# The exercise
Leave out the pictures and print only the lines from the one with "Output the component" through the one with "YAxis, CartesianGrid, LabelList", exactly as they are.

═══ Data for the task ═══

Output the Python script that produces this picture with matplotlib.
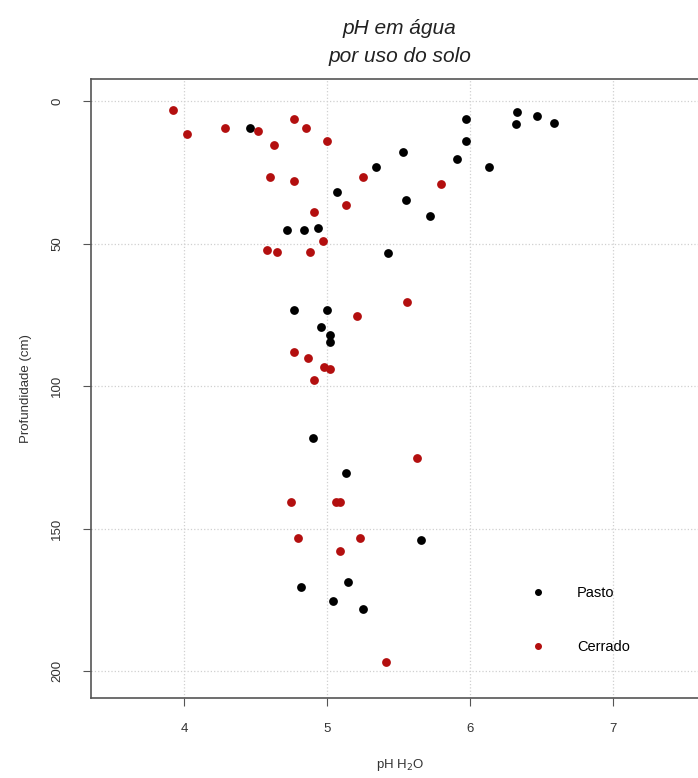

═══
═══ Data for the task ═══

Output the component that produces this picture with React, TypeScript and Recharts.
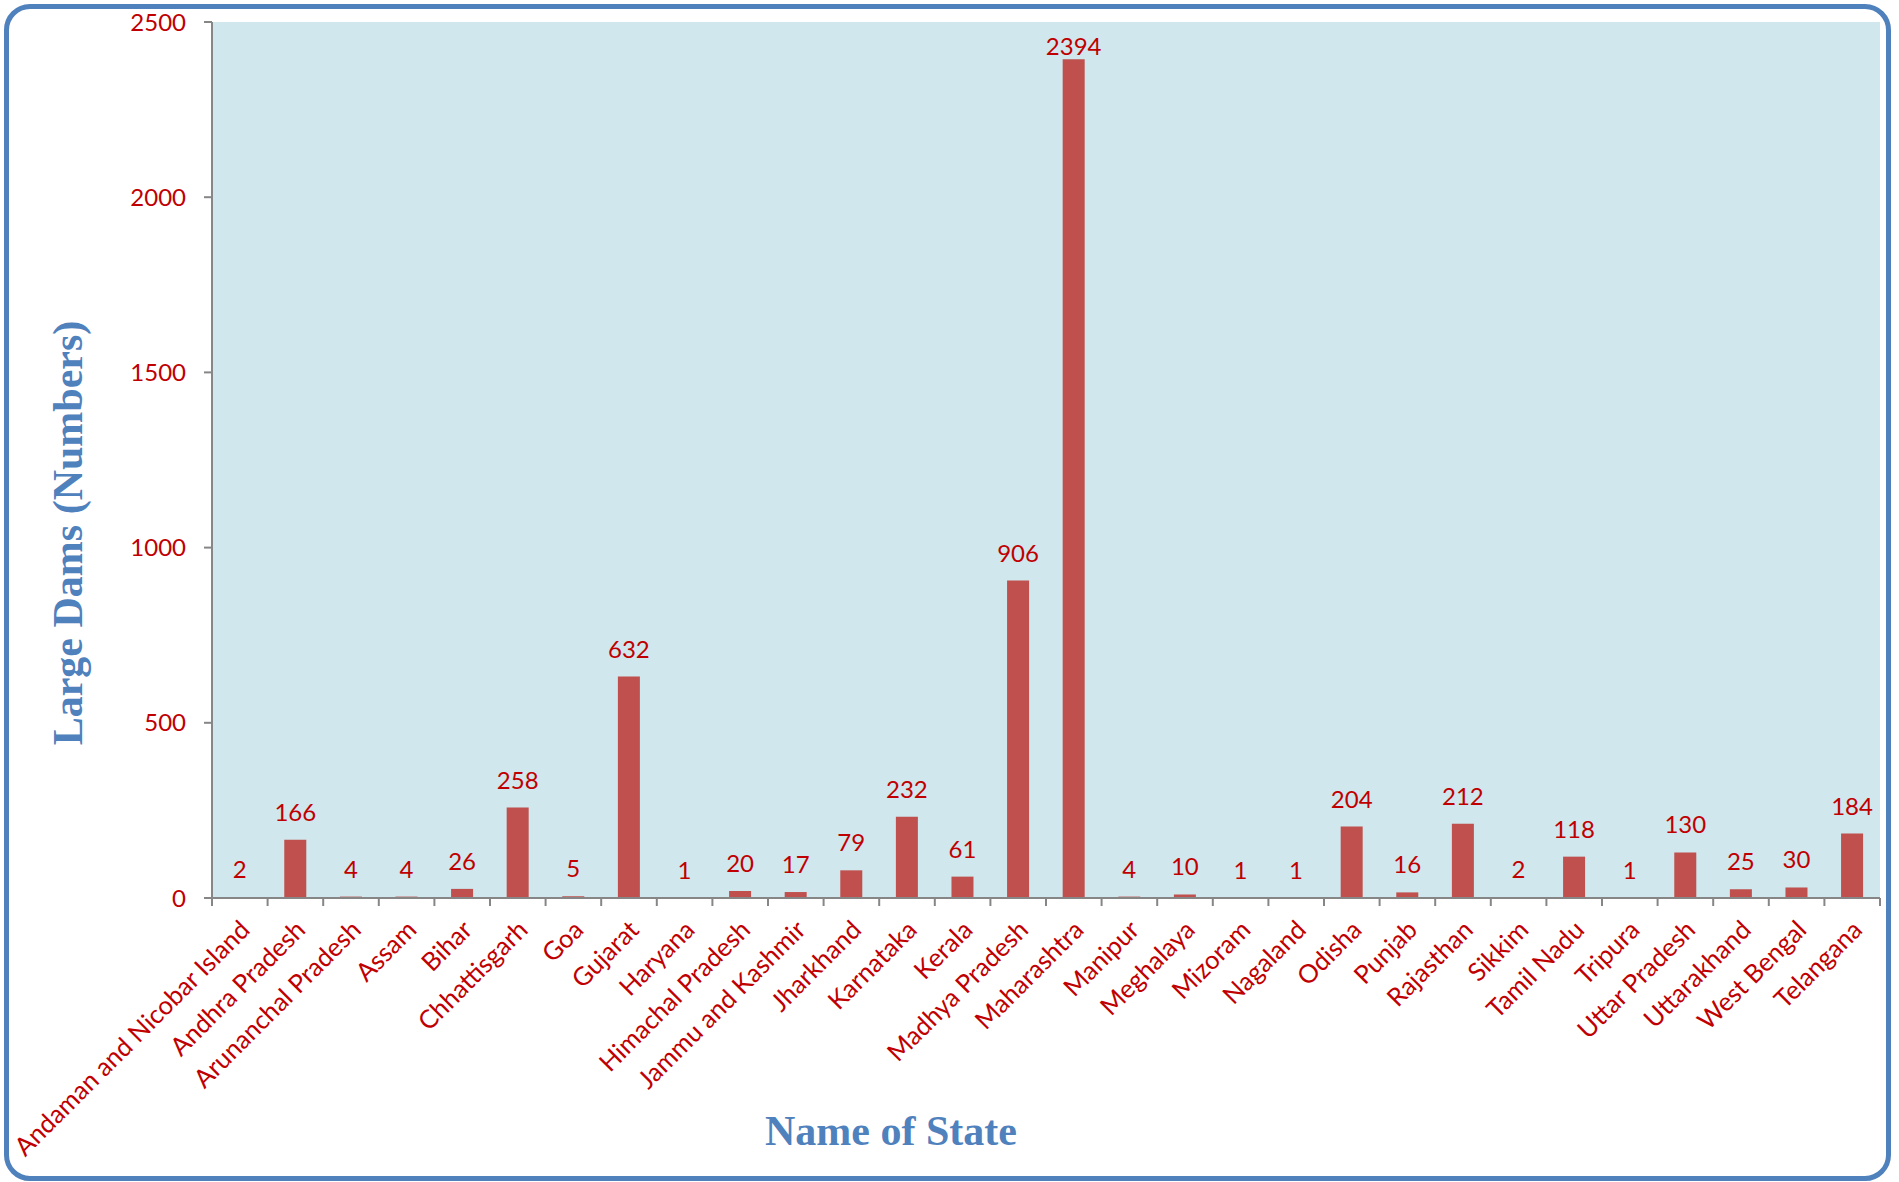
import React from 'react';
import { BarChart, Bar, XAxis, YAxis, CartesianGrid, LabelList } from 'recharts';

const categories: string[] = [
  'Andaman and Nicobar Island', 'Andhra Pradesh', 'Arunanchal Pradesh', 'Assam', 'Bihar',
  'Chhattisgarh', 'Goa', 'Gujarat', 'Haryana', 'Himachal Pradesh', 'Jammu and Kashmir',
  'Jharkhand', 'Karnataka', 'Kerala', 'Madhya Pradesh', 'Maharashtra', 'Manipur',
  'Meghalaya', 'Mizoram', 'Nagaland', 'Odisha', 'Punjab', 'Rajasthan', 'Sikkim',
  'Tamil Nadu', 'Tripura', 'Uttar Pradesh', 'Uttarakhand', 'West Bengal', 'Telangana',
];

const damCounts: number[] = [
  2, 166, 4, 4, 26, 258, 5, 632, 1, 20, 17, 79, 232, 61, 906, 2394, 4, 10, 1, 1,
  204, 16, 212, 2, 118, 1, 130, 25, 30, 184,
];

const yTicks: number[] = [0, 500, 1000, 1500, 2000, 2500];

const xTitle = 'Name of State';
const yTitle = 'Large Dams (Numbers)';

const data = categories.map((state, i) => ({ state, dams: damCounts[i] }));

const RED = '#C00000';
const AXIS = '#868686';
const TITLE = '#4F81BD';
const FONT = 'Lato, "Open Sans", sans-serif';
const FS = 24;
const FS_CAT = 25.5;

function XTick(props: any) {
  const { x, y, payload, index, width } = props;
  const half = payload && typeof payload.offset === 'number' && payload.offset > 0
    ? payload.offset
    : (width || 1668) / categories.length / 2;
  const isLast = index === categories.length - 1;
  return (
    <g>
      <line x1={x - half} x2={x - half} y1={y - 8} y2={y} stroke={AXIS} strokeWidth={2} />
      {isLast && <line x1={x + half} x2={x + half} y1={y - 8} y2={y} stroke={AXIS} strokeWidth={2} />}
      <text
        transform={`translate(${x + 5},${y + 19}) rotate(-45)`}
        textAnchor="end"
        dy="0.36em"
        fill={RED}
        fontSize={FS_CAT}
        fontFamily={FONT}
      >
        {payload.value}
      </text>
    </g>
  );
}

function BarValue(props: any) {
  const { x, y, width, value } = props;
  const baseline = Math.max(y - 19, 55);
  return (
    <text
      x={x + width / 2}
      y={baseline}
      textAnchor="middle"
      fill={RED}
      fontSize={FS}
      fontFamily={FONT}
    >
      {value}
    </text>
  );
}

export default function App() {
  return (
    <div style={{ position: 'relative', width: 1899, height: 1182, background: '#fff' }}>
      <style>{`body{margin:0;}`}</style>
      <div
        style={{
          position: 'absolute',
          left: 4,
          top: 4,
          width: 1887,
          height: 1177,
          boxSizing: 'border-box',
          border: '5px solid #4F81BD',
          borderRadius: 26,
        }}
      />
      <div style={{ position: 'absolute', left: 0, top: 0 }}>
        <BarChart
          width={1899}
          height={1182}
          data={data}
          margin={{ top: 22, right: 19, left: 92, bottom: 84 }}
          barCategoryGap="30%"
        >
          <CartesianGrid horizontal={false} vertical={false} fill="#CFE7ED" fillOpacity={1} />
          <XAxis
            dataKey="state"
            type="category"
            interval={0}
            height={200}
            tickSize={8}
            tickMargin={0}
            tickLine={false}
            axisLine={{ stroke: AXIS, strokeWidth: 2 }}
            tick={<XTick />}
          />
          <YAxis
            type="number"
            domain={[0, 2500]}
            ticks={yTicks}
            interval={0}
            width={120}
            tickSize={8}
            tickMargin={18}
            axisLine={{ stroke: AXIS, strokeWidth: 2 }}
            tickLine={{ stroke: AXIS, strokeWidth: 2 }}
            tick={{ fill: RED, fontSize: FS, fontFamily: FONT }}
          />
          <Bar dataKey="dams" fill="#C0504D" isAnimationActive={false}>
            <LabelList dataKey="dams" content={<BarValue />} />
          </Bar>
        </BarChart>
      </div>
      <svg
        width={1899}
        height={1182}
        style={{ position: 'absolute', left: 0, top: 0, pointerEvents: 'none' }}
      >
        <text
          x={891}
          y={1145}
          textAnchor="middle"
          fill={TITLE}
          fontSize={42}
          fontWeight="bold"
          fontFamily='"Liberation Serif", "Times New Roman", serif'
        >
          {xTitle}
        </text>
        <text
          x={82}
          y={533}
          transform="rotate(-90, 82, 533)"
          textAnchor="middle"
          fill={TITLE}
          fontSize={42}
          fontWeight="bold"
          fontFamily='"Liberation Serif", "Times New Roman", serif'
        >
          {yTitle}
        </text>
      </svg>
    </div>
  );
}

═══

# Reply
Output the component that produces this picture with React, TypeScript and Recharts.
import React from 'react';
import { BarChart, Bar, XAxis, YAxis, CartesianGrid, LabelList } from 'recharts';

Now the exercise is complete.